▶ _Task to complete_:
Transcribe the full listing exactly, and drop every picture.

▶ _Information supplied_:

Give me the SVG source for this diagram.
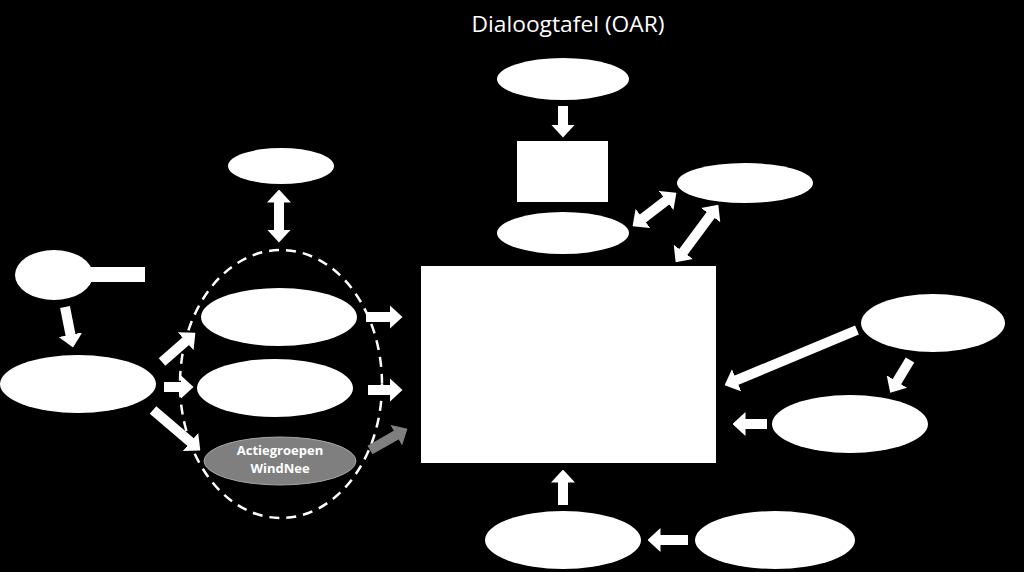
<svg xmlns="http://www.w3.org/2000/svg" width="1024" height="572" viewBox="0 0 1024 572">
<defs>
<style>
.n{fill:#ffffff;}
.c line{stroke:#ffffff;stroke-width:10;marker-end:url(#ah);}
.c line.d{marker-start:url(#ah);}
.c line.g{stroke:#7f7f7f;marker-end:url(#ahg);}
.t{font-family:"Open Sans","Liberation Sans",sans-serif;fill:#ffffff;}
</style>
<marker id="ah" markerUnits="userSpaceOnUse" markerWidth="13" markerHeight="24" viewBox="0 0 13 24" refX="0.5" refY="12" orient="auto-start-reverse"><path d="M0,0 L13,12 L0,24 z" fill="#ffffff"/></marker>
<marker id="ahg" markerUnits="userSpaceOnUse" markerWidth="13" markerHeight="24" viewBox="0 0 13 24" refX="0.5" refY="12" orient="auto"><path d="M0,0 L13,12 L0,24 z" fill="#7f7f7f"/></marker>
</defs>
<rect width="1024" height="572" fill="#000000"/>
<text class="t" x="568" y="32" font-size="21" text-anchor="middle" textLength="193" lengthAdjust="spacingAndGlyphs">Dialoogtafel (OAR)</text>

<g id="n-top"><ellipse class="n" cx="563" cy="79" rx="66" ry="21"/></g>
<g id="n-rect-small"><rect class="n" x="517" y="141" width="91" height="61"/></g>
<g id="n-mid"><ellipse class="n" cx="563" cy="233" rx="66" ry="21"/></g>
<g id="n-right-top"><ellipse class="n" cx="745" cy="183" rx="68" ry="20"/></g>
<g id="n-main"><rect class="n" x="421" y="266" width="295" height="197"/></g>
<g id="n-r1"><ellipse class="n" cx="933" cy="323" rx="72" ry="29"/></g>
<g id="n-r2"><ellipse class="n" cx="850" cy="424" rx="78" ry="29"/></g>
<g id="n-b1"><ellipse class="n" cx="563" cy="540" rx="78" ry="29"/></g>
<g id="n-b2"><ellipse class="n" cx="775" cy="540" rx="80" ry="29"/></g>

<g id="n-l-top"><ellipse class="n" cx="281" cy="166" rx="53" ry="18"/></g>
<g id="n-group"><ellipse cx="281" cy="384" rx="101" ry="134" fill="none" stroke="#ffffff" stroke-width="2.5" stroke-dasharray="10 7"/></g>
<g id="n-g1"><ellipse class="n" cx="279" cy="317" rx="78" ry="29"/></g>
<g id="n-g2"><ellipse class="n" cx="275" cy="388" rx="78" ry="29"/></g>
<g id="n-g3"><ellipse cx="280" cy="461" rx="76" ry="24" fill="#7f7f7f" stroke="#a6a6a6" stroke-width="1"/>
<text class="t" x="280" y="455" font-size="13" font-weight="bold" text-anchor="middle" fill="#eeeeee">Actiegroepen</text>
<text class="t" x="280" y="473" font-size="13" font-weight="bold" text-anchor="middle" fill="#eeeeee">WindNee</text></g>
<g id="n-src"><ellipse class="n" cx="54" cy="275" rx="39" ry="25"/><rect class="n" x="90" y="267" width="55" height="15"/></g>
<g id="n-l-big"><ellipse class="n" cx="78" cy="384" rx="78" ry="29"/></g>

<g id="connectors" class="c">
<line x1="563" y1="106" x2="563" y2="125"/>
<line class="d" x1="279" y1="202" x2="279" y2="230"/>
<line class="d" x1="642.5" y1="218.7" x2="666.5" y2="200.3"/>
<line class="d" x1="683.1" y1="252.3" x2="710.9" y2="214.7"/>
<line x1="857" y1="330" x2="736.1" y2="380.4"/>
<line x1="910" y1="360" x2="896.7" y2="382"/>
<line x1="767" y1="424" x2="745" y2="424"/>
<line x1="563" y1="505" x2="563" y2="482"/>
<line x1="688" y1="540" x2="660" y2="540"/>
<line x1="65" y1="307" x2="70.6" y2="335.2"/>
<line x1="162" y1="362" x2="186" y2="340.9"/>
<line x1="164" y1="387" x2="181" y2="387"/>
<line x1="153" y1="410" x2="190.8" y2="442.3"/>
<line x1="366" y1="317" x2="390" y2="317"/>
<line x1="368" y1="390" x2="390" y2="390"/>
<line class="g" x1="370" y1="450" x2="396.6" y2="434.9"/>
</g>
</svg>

▶ _Result below_:
Give me the SVG source for this diagram.
<svg xmlns="http://www.w3.org/2000/svg" width="1024" height="572" viewBox="0 0 1024 572">
<defs>
<style>
.n{fill:#ffffff;}
.c line{stroke:#ffffff;stroke-width:10;marker-end:url(#ah);}
.c line.d{marker-start:url(#ah);}
.c line.g{stroke:#7f7f7f;marker-end:url(#ahg);}
.t{font-family:"Open Sans","Liberation Sans",sans-serif;fill:#ffffff;}
</style>
<marker id="ah" markerUnits="userSpaceOnUse" markerWidth="13" markerHeight="24" viewBox="0 0 13 24" refX="0.5" refY="12" orient="auto-start-reverse"><path d="M0,0 L13,12 L0,24 z" fill="#ffffff"/></marker>
<marker id="ahg" markerUnits="userSpaceOnUse" markerWidth="13" markerHeight="24" viewBox="0 0 13 24" refX="0.5" refY="12" orient="auto"><path d="M0,0 L13,12 L0,24 z" fill="#7f7f7f"/></marker>
</defs>
<rect width="1024" height="572" fill="#000000"/>
<text class="t" x="568" y="32" font-size="21" text-anchor="middle" textLength="193" lengthAdjust="spacingAndGlyphs">Dialoogtafel (OAR)</text>

<g id="n-top"><ellipse class="n" cx="563" cy="79" rx="66" ry="21"/></g>
<g id="n-rect-small"><rect class="n" x="517" y="141" width="91" height="61"/></g>
<g id="n-mid"><ellipse class="n" cx="563" cy="233" rx="66" ry="21"/></g>
<g id="n-right-top"><ellipse class="n" cx="745" cy="183" rx="68" ry="20"/></g>
<g id="n-main"><rect class="n" x="421" y="266" width="295" height="197"/></g>
<g id="n-r1"><ellipse class="n" cx="933" cy="323" rx="72" ry="29"/></g>
<g id="n-r2"><ellipse class="n" cx="850" cy="424" rx="78" ry="29"/></g>
<g id="n-b1"><ellipse class="n" cx="563" cy="540" rx="78" ry="29"/></g>
<g id="n-b2"><ellipse class="n" cx="775" cy="540" rx="80" ry="29"/></g>

<g id="n-l-top"><ellipse class="n" cx="281" cy="166" rx="53" ry="18"/></g>
<g id="n-group"><ellipse cx="281" cy="384" rx="101" ry="134" fill="none" stroke="#ffffff" stroke-width="2.5" stroke-dasharray="10 7"/></g>
<g id="n-g1"><ellipse class="n" cx="279" cy="317" rx="78" ry="29"/></g>
<g id="n-g2"><ellipse class="n" cx="275" cy="388" rx="78" ry="29"/></g>
<g id="n-g3"><ellipse cx="280" cy="461" rx="76" ry="24" fill="#7f7f7f" stroke="#a6a6a6" stroke-width="1"/>
<text class="t" x="280" y="455" font-size="13" font-weight="bold" text-anchor="middle" fill="#eeeeee">Actiegroepen</text>
<text class="t" x="280" y="473" font-size="13" font-weight="bold" text-anchor="middle" fill="#eeeeee">WindNee</text></g>
<g id="n-src"><ellipse class="n" cx="54" cy="275" rx="39" ry="25"/><rect class="n" x="90" y="267" width="55" height="15"/></g>
<g id="n-l-big"><ellipse class="n" cx="78" cy="384" rx="78" ry="29"/></g>

<g id="connectors" class="c">
<line x1="563" y1="106" x2="563" y2="125"/>
<line class="d" x1="279" y1="202" x2="279" y2="230"/>
<line class="d" x1="642.5" y1="218.7" x2="666.5" y2="200.3"/>
<line class="d" x1="683.1" y1="252.3" x2="710.9" y2="214.7"/>
<line x1="857" y1="330" x2="736.1" y2="380.4"/>
<line x1="910" y1="360" x2="896.7" y2="382"/>
<line x1="767" y1="424" x2="745" y2="424"/>
<line x1="563" y1="505" x2="563" y2="482"/>
<line x1="688" y1="540" x2="660" y2="540"/>
<line x1="65" y1="307" x2="70.6" y2="335.2"/>
<line x1="162" y1="362" x2="186" y2="340.9"/>
<line x1="164" y1="387" x2="181" y2="387"/>
<line x1="153" y1="410" x2="190.8" y2="442.3"/>
<line x1="366" y1="317" x2="390" y2="317"/>
<line x1="368" y1="390" x2="390" y2="390"/>
<line class="g" x1="370" y1="450" x2="396.6" y2="434.9"/>
</g>
</svg>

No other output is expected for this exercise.